The Replacement Players
When I consider remarks like the following, I honestly get angry (as angry as one can get relaxed in a comfortable chair at home):
More than half of America's 3.2 million teachers and principals are baby boomers nearing retirement. A source of excellent replacements is Teach for America, which Duncan says has "broken the monopoly" of education schools and departments over the supply of teachers. Although the latter still produce 60 percent of teachers, Duncan says "many if not most" of those schools and departments are "doing a mediocre job."
Founded in 1990 by Princeton's 22-year-old Wendy Kopp, Teach for America last year received applications from 12 percent of Ivy League seniors. When Duncan was Chicago's school superintendent, one third of the principals hired at innovative new schools, charters, and others were Teach for America alumni. There are 95,000 schools in America, and, Duncan says, "if we had 95,000 good principals, we’d be done." Done, that is, worrying about K-through-12 education.
Source: Susan Ohanian's Web SiteMediocre job? Who the heck is Arne Duncan? Where was he when we were trying to bring technology into schools but encountered all sorts of roadblocks from superintendents and principals following the political aspirations of legislators and governor? Implement this program so that you'll be politically popular...that's why we saw top-down implementations of integrated learning systems that cost MILLIONS per district but HAD NO EFFECT whatsoever except to waste YEARS.
In a review of 100 studies of ILSes, Henry Jay Becker found that they “provided little evidence of ILS impact on student achievement. Where differences were found between the achievement of ILS users and comparable non-users, Becker concluded they were too small to have any educational significance.(Becker, 1992).
• Most scientific studies of ILSs have failed to demonstrate their impact on student outcomes (Van Dusen, Worthen, 1994).
• Skinneran operant conditioning learning theory provided the basis for ILS development (Mazyck, 2002). Instructional technologies must be optimized to support the cognitive requirements at hand, rather than only focusing on the behavioral model of learning theory. (Hooper et al., 1991)
• Independent studies of integrated learning system technologies have subsequently confirmed that learning discrete skills in isolation does little to support students in transferring knowledge to other domains of experience. This lack of transferability of skills from integrated learning system performance to other tasks is well-documented in the research literature (NCREL, 2002).

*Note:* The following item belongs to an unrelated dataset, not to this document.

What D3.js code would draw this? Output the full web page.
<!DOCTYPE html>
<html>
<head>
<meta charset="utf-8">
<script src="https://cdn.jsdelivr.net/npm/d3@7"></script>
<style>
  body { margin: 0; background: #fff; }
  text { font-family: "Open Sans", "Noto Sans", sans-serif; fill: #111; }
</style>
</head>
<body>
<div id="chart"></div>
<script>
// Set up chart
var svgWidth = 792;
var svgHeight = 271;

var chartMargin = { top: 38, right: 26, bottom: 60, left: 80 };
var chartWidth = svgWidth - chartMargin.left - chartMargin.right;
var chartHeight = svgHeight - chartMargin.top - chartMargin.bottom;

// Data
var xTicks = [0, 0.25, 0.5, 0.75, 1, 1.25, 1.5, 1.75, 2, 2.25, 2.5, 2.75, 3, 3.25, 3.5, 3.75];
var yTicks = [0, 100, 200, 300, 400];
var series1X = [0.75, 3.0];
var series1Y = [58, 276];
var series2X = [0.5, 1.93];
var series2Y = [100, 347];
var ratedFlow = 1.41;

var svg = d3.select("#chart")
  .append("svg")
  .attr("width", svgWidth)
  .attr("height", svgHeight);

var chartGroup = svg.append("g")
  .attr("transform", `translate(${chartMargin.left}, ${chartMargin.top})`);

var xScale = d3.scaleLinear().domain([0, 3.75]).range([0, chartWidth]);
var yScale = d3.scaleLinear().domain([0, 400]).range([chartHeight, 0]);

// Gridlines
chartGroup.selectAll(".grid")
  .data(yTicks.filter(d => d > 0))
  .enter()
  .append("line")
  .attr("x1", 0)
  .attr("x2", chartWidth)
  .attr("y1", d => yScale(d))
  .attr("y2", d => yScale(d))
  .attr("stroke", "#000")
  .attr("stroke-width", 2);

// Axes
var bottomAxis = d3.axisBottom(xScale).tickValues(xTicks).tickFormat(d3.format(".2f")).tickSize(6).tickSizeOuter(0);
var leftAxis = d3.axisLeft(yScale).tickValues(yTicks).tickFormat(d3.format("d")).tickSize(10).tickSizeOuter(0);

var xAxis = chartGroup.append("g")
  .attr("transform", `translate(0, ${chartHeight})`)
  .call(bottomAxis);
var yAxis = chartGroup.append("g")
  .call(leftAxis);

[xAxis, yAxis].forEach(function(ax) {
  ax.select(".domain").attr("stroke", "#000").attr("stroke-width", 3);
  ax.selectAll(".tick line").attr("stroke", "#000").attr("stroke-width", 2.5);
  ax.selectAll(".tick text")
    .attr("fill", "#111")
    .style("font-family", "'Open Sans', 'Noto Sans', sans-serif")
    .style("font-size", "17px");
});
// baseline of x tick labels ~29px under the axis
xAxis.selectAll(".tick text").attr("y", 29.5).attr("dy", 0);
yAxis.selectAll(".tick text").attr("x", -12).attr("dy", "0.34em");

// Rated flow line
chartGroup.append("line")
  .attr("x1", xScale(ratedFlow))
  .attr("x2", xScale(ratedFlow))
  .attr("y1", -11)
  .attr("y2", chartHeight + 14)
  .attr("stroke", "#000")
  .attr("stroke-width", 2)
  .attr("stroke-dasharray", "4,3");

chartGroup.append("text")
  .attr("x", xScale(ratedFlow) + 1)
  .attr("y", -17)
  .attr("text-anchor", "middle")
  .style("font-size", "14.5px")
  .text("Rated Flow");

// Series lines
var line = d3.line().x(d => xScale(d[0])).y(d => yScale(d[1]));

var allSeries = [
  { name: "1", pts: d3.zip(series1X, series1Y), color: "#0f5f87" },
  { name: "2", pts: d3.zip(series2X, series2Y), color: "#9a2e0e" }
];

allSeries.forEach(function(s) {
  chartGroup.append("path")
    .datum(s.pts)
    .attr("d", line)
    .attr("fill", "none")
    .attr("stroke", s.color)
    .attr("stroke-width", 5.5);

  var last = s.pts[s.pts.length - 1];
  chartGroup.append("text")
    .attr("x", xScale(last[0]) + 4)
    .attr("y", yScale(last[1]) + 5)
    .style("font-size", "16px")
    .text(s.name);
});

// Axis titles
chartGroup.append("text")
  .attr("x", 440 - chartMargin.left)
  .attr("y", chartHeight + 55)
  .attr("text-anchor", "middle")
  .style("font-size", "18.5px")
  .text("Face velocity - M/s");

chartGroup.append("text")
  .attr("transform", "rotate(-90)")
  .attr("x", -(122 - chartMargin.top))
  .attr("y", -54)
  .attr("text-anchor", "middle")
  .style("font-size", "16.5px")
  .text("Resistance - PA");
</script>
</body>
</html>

Yet, were you to make a list today, you'd find a host of expensive solutions that are implemented from top-down management...can you make the list of all the programs in your District? We often see technology increasing "efficiency," a la Good to Great perspective, but the fact is, drill-n-kill, tutorial programs are NEVER efficient.
You know, it's impossibly tiring to see classroom teachers carry on their backs the stigma, the shameful fears and failure to act from school administrators. I want to use Skype in schools, to bridge the digital divide. But it's blocked in many school districts. Free but blocked. Why? For the simple reason that School Boards and Superintendents haven't been wined and dined for the privilege. This is the teachers' fault?
|Try out Skype for the Classroom...no fees, no school board member dinners.|
The reason this is irritating is that I've seen plenty of criticism of teachers, and heard how TFA (or anyone else) could do a better job than those in service...yet, no one stops to offer to those inservice teachers the support and enthusiastic media press that "the replacement players" get. By demonizing our classroom teachers, whitewashing their accomplishments and commitment, while at the same time praising the replacement players, we're doing exactly what many of us were shown to be wrong...tearing up the competition so we can prove our worth upon their bodies.
The truth is, I'd bet any teacher would be happy to take on any of the replacement players in enthusiasm, intellectual prowess, and teaching ability. The problem is, it still wouldn't be a fair fight. There'd be superintendents and "how high should I jump?" principals standing behind the veterans whispering, "You're not allowed to do that!"
What's your latest list of blocked technologies in schools? I can think of quite a few that Replacement Players--no matter who provides them--are using in spite of the administrative procedures.
If school "leaders" want more leadership from classroom teachers, then they better watch out. It's time for revolution in schools, and veteran teachers should stop fearing for their jobs--they are forfeit anyways with Texas budget cuts--and go after using whatever technology gets the job done!